STORED DATA
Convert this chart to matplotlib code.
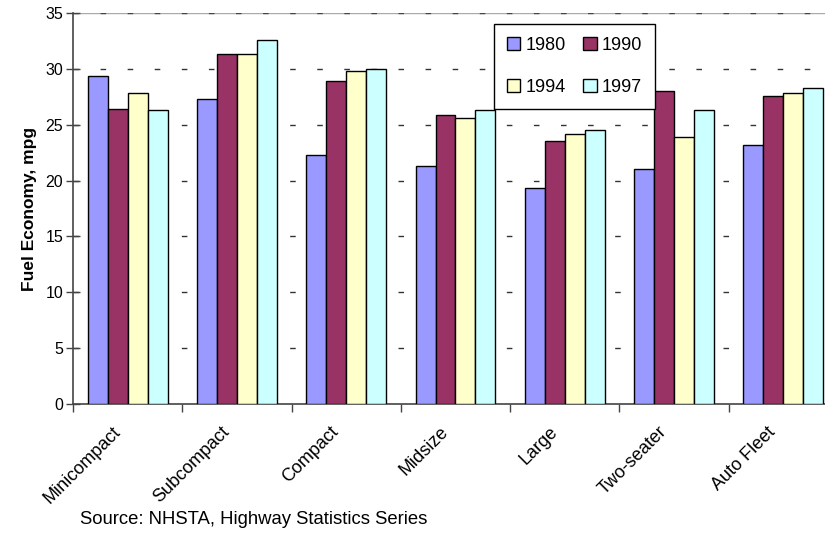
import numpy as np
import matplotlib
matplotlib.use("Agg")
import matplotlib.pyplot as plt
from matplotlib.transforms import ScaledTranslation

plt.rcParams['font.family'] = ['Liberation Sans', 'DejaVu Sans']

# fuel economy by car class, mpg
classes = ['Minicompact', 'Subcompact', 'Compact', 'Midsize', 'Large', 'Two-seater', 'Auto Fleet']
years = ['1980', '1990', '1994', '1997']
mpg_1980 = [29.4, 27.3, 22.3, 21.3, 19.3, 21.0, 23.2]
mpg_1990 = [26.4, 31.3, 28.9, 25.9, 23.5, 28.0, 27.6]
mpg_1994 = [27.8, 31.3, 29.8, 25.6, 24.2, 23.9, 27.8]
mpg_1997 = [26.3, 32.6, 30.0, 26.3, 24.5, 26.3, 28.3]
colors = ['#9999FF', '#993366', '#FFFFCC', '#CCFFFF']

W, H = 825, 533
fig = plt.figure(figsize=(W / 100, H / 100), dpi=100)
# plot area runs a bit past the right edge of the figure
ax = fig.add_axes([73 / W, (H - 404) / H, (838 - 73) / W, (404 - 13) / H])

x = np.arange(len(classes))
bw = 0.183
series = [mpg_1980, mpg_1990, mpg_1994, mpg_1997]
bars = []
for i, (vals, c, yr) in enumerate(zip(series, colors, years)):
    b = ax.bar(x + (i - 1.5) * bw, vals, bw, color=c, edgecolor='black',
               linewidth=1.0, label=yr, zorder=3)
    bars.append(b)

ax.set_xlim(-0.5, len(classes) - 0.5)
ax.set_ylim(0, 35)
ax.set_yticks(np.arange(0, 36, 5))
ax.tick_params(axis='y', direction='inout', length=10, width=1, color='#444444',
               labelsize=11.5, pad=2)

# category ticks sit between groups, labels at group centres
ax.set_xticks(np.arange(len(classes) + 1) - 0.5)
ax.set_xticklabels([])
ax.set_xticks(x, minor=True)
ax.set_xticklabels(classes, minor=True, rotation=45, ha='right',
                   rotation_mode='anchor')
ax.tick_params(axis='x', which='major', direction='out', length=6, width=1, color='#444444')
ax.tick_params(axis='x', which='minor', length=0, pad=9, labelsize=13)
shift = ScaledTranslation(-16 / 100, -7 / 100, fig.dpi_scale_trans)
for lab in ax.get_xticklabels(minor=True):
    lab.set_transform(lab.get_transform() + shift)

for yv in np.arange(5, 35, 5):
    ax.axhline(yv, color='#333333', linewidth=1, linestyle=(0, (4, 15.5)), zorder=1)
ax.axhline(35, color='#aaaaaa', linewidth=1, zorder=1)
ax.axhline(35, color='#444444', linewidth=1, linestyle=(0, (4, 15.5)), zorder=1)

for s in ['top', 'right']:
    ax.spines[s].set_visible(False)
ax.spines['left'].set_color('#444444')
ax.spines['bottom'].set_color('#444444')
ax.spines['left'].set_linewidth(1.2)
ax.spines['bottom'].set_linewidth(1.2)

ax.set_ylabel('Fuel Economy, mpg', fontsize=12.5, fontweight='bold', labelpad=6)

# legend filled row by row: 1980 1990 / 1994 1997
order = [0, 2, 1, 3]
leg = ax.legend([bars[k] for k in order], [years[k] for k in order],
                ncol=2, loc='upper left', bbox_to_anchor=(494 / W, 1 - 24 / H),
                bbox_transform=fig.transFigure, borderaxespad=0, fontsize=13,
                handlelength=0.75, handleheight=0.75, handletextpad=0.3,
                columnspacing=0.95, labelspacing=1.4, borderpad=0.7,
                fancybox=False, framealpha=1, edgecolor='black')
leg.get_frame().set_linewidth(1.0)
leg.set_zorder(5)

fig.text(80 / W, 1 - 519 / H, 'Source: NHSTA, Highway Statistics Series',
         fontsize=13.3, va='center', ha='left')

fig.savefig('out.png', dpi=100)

DIRECTION
Copy nothing but the lines from the top of the data down to the line containing "colors = ['#9999FF', '#993366', '#FFFFCC', '#CCFFFF']", and leave the pictures out.

RESPONSE FOR THIS EXERCISE
Convert this chart to matplotlib code.
import numpy as np
import matplotlib
matplotlib.use("Agg")
import matplotlib.pyplot as plt
from matplotlib.transforms import ScaledTranslation

plt.rcParams['font.family'] = ['Liberation Sans', 'DejaVu Sans']

# fuel economy by car class, mpg
classes = ['Minicompact', 'Subcompact', 'Compact', 'Midsize', 'Large', 'Two-seater', 'Auto Fleet']
years = ['1980', '1990', '1994', '1997']
mpg_1980 = [29.4, 27.3, 22.3, 21.3, 19.3, 21.0, 23.2]
mpg_1990 = [26.4, 31.3, 28.9, 25.9, 23.5, 28.0, 27.6]
mpg_1994 = [27.8, 31.3, 29.8, 25.6, 24.2, 23.9, 27.8]
mpg_1997 = [26.3, 32.6, 30.0, 26.3, 24.5, 26.3, 28.3]
colors = ['#9999FF', '#993366', '#FFFFCC', '#CCFFFF']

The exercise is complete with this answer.